Why do some people do so well with intractable pain problems while others fall apart with ordinary ones? Nicole Krauss Great House
A few years ago during a period when I had the flu or worse, I sneezed too hard. At that moment I felt a piercing pain in my back. It was subsequently given the name of a spinal compression fracture. While the pain from that memorable sneeze has all but vanished, without going into the details, it has produced a milder form of pain in my leg.
When I talk to my doctor about this, he invariably asks me to rate the level of pain on a scale from one to ten. I find it impossible to do this. Is a six different from a seven and what does a seven mean anyway? Trying to describe to another person what it is that you feel when you hurt somewhere “…is like dancing about architecture.” [From the film Playing By Heart]

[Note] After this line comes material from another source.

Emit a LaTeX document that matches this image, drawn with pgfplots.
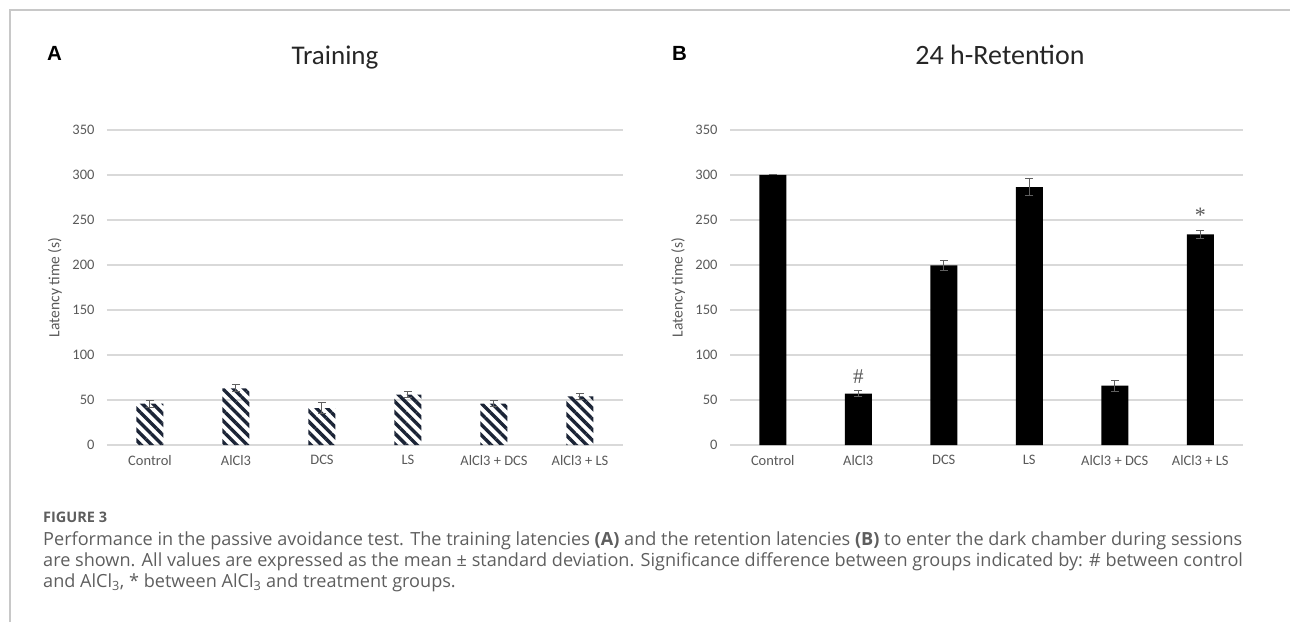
\documentclass[border=0pt]{standalone}
\usepackage{fontspec}
\setmainfont{Carlito}
\newfontfamily\capfont{Open Sans}
\newfontfamily\arialb{Liberation Sans}
\newfontfamily\serifb{Liberation Serif}
\usepackage{pgfplots}
\pgfplotsset{compat=1.18}
\usetikzlibrary{patterns.meta}
\definecolor{gridgray}{HTML}{D9D9D9}
\definecolor{tickgray}{HTML}{595959}
\definecolor{navy}{HTML}{1B2436}
\definecolor{capgray}{HTML}{5E5E5E}
\definecolor{framegray}{HTML}{C8C8C8}
\definecolor{titlec}{HTML}{262626}
\definecolor{errc}{HTML}{606060}

\pgfplotstableread{
x y e
0 46 4
1 63 4
2 41 6.5
3 56 3
4 46 3.5
5 54 3.5
}\tabA
\pgfplotstableread{
x y e
0 300 0
1 57 3.5
2 199.5 5.5
3 286.5 9.5
4 66 6
5 234 4.5
}\tabB

\pgfplotsset{myaxis/.style={
  scale only axis, anchor=south west,
  height=315pt,
  xmin=-0.5, xmax=5.5, ymin=0, ymax=350,
  enlargelimits=false,
  xtick={0,1,2,3,4,5},
  xticklabels={Control, AlCl3, DCS, LS, AlCl3 + DCS, AlCl3 + LS},
  ytick={0,50,100,150,200,250,300,350},
  axis x line*=bottom, axis y line*=left,
  axis line style={draw=none},
  major tick length=0pt,
  ymajorgrids, grid style={gridgray, line width=1.3pt},
  /pgf/number format/assume math mode=true,
  tick label style={font=\fontsize{14.5}{16}\selectfont, text=tickgray},
  yticklabel style={anchor=east, xshift=-9pt},
  xticklabel style={anchor=north, yshift=-7pt},
  ylabel={Latency time (s)},
  ylabel style={font=\fontsize{15.5}{18}\selectfont, text=tickgray, at={(axis description cs:-0.101,0.5)}, anchor=center},
  clip=false,
}}

\begin{document}
\begin{tikzpicture}[x=1pt,y=1pt]
\useasboundingbox (0,0) rectangle (1290,622);
\draw[framegray, line width=1.5pt] (10,0) -- (10,612) -- (1290,612);

\node[font=\arialb\bfseries\fontsize{20.5}{22}\selectfont, anchor=base west, inner sep=0pt] at (47,561) {A};
\node[font=\arialb\bfseries\fontsize{20.5}{22}\selectfont, anchor=base west, inner sep=0pt] at (672,561) {B};
\node[font=\fontsize{27}{30}\selectfont, text=titlec, anchor=base] at (335,557) {Training};
\node[font=\fontsize{28}{30}\selectfont, text=titlec, anchor=base] at (1000,557) {24 h-Retention};

\begin{axis}[myaxis, at={(107pt,177pt)}, width=516pt]
\addplot[ybar, bar width=27pt, draw=none,
  pattern={Lines[angle=-45,distance=7.5pt,line width=3.4pt]}, pattern color=navy,
  error bars/.cd, y dir=both, y explicit,
  error bar style={errc, line width=1pt},
  error mark options={errc, line width=1pt, mark size=4pt, rotate=90}]
  table[x=x, y=y, y error=e] {\tabA};
\end{axis}

\begin{axis}[myaxis, at={(730pt,177pt)}, width=513pt]
\addplot[ybar, bar width=27pt, draw=none, fill=black,
  error bars/.cd, y dir=both, y explicit,
  error bar style={errc, line width=1pt},
  error mark options={errc, line width=1pt, mark size=4pt, rotate=90}]
  table[x=x, y=y, y error=e] {\tabB};
\node[font=\serifb\fontsize{21}{22}\selectfont, text=tickgray] at (axis cs:1,76) {\#};
\node[font=\serifb\fontsize{22}{22}\selectfont, text=tickgray] at (axis cs:5,255) {*};
\end{axis}

\node[font=\capfont\bfseries\fontsize{14.5}{16}\selectfont, text=capgray, anchor=base west, inner sep=0pt] at (43,100) {FIGURE 3};
\node[font=\capfont\fontsize{18.1}{20}\selectfont, text=capgray, anchor=base west, inner sep=0pt] at (43,77) {Performance in the passive avoidance test. The training latencies \textbf{(A)} and the retention latencies \textbf{(B)} to enter the dark chamber during sessions};
\node[font=\capfont\fontsize{18.1}{20}\selectfont, text=capgray, anchor=base west, inner sep=0pt] at (43,56) {are shown. All values are expressed as the mean ± standard deviation. Significance difference between groups indicated by: \# between control};
\node[font=\capfont\fontsize{18.1}{20}\selectfont, text=capgray, anchor=base west, inner sep=0pt] at (43,35) {and AlCl\textsubscript{3}, * between AlCl\textsubscript{3} and treatment groups.};
\end{tikzpicture}
\end{document}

In The Pain Chronicles Melanie Thernstrom tries to create a vocabulary for understanding the experience of pain. She writes about her own chronic neck pain, the various pain clinics she has visited, and treatments she has tried to alleviate it. She also recounts in considerable detail the history of various conceptions of pain, the evolution of the disease model, and recent developments in neuroscientific fields.
At least ten percent of the population in the United States suffers from chronic pain. The rest of us live a relatively pain free life. She calls this the normal state; the second state occurs after a debilitating, pain-inducing event whose effects can last for months or many years. She writes, “When you’re in that second state, you hold on to expectations of that first life….But people have to let themselves die and lose their old expectations.” Oh, that it were so simple.
After reading Therstrom’s book and her exceptional review of the history and current research on chronic pain, I confess to no greater understanding of it. And it never seemed to me that Thernstrom did either. Yes, we are better informed about alternative accounts, but I am still at a loss to confidently put a number on the pain rating scale and, of course, do much of anything about the normal aches and pains that come my way now.
The book is organized as a collage or patchwork quilt with five separate parts—pain as metaphor, history, disease, narrative, and perception—each with a set of micro essays, almost blog-like on various related topics. And through all of this she interweaves accounts of her own chronic pain.
Thernstrom expresses skepticism about most current pain management techniques and suggests that any improvement from them is probably a placebo effect. She notes that the practitioner’s force of personality may be responsible for any derived benefits, rather than the treatment procedure itself. Therapists who appeared to be most effective “…all possessed some kind of personal power; they knew how to evoke belief, and their patients actually followed their suggestions.”
The mystery of resilience is a matter of so many factors—genetics, temperament, luck, will, neurotransmitters, etc—that it is impossible to predict who will fall apart and who will master the condition of chronic pain. As Therstrom puts it in her epigraph: Dolor dictat (Pain Dictates).